More than 50 people held a two-minute silence at a service held by the memorial stone unveiled by then prime minister Margaret Thatcher in 1985.
"Yvonne Fletcher's parents lost their daughter," said Hogan-Howe.
"Her sister lost a sister. We lost a colleague, and we're determined to make sure we catch the person responsible."
Fletcher was shot dead outside the Libyan embassy while policing a small, peaceful student demonstration. Several protesters were wounded.
The shots were believed to have been fired from inside the building, sparking an 11-day stand-off with police.
But the killer was presumed to have left Britain among the 30 staff who were then deported under diplomatic immunity.

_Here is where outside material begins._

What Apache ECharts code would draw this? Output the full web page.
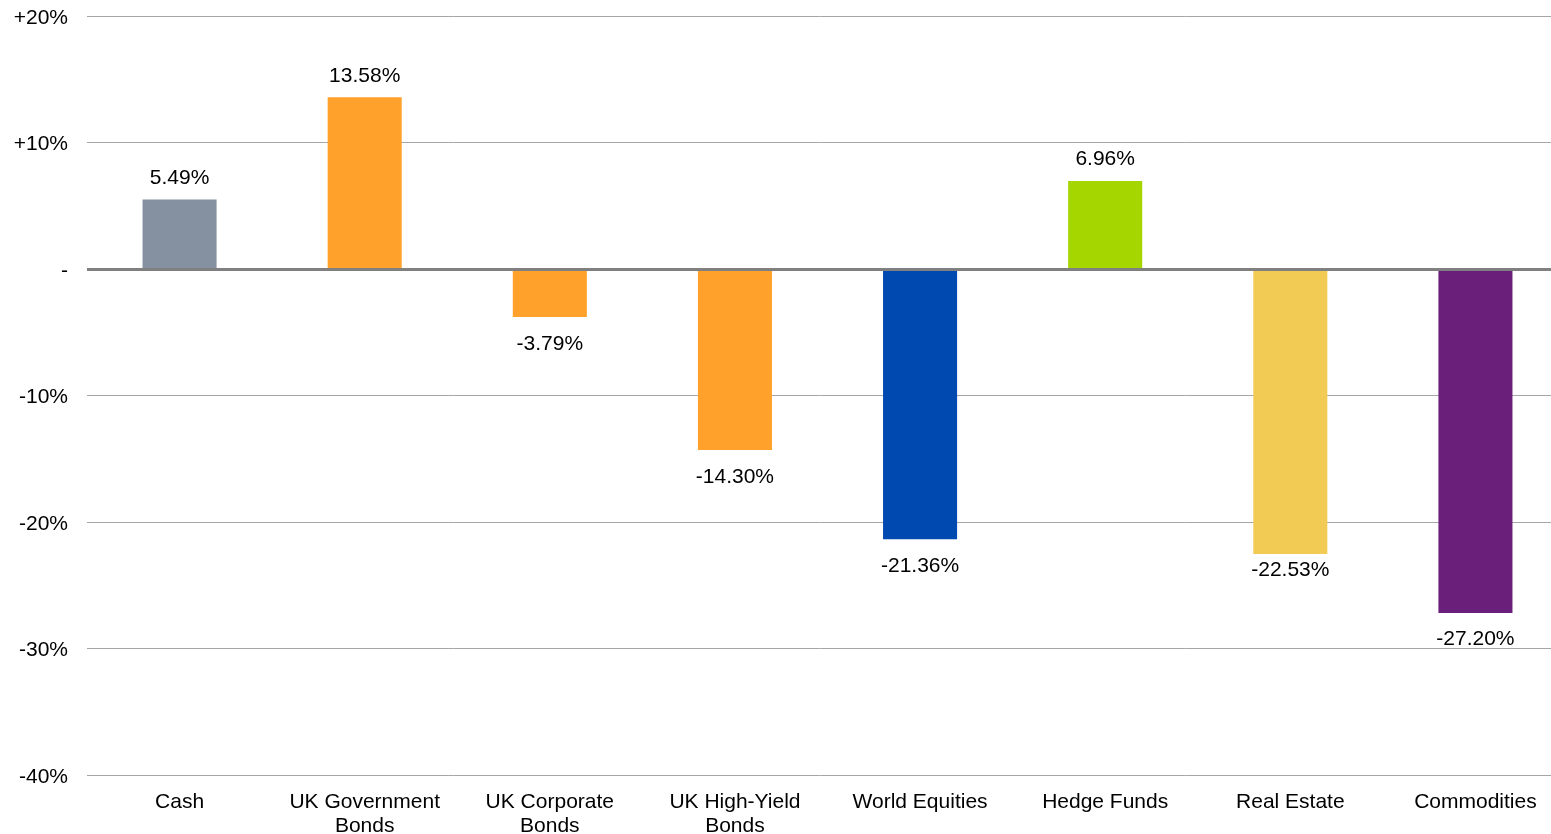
<!DOCTYPE html>
<html>
<head>
<meta charset="utf-8">
<style>
  html, body { margin: 0; padding: 0; background: #ffffff; }
  #chart { width: 1551px; height: 834px; }
</style>
<script src="https://cdn.jsdelivr.net/npm/echarts@6/dist/echarts.min.js"></script>
</head>
<body>
<div id="chart"></div>
<script>
// Asset class returns (%)
const categories = ['Cash', 'UK Government\nBonds', 'UK Corporate\nBonds', 'UK High-Yield\nBonds',
  'World Equities', 'Hedge Funds', 'Real Estate', 'Commodities'];
const returns = [5.49, 13.58, -3.79, -14.30, -21.36, 6.96, -22.53, -27.20];
const barColors = ['#8591A1', '#FFA12B', '#FFA12B', '#FFA12B', '#0049B0', '#A5D600', '#F2CB55', '#6A207B'];
// Gap between each bar end and its value label
const labelGaps = [11, 11, 17, 17, 16, 11, 6, 16];
const yTicks = { min: -40, max: 20, interval: 10 };

const font = 'Liberation Sans, Arial, sans-serif';
const chart = echarts.init(document.getElementById('chart'));

const tickText = v => v === 0 ? '-' : (v > 0 ? '+' + v + '%' : v + '%');

chart.setOption({
  animation: false,
  backgroundColor: '#ffffff',
  // plot area runs slightly past the right edge of the canvas
  grid: { left: 87, right: -17, top: 16, bottom: 59, containLabel: false, outerBoundsMode: 'none' },
  xAxis: {
    type: 'category',
    data: categories,
    axisLine: { show: false },
    axisTick: { show: false },
    axisLabel: {
      color: '#000000', fontFamily: font, fontSize: 21, lineHeight: 24,
      margin: 15, interval: 0
    }
  },
  yAxis: {
    type: 'value',
    min: yTicks.min, max: yTicks.max, interval: yTicks.interval,
    axisLine: { show: false },
    axisTick: { show: false },
    splitLine: { lineStyle: { color: '#A6A6A6', width: 1 } },
    axisLabel: {
      color: '#000000', fontFamily: font, fontSize: 21, margin: 19,
      formatter: v => '{t|' + tickText(v) + '}',
      rich: {
        t: { color: '#000000', fontFamily: font, fontSize: 21, padding: [4, 0, 0, 0] }
      }
    }
  },
  series: [{
    type: 'bar',
    barWidth: '40%',
    data: returns.map((v, i) => ({
      value: v,
      itemStyle: { color: barColors[i] },
      label: {
        show: true,
        position: v >= 0 ? 'top' : 'bottom',
        distance: labelGaps[i]
      }
    })),
    label: {
      color: '#000000', fontFamily: font, fontSize: 21,
      formatter: p => p.value.toFixed(2) + '%'
    },
    markLine: {
      silent: true,
      symbol: 'none',
      label: { show: false },
      lineStyle: { color: '#808080', width: 3, type: 'solid' },
      data: [{ yAxis: 0 }]
    }
  }]
});
</script>
</body>
</html>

The killing led to Britain severing diplomatic relations with Libya until 1999 and has long been an obstacle in ties between London and Tripoli, along with the 1988 bombing of a passenger jet over the Scottish town of Lockerbie.
In 1999, Libya accepted "general responsibility" for Fletcher's death.
The British government believes the overthrow of Libyan leader Muammer Gadhafi's regime in 2011 has given investigators a much better chance of bringing a suspect to justice.
Britain was one of the leading participants in the Nato-backed military campaign that helped topple Gadhafi.
In 2012, Libya's then prime minister Abdel Rahim Al Kib laid a wreath at the memorial.
Within weeks, Scotland Yard sent a team of detectives to Libya to continue their investigations into the killing.
Hogan-Howe said the probe has "never stopped", adding: "We're determined to make progress, and I'm confident we're making good progress."
The policewoman's family said in a statement: "It is difficult to move forward when the past remains unresolved.
"The truth about what happened 30 years ago is just as important to us today as it was then and we call upon the current Libyan government to enable the police to complete its investigation.
"It is time this case was closed."
Fletcher's friend and colleague John Murray recalled being in the ambulance with her and telling her he would find out what happened.
"I will get justice for Yvonne Fletcher," he said.
"Bearing in mind that those were the last words she heard before she died, that's a promise I made to her and a promise I'll keep."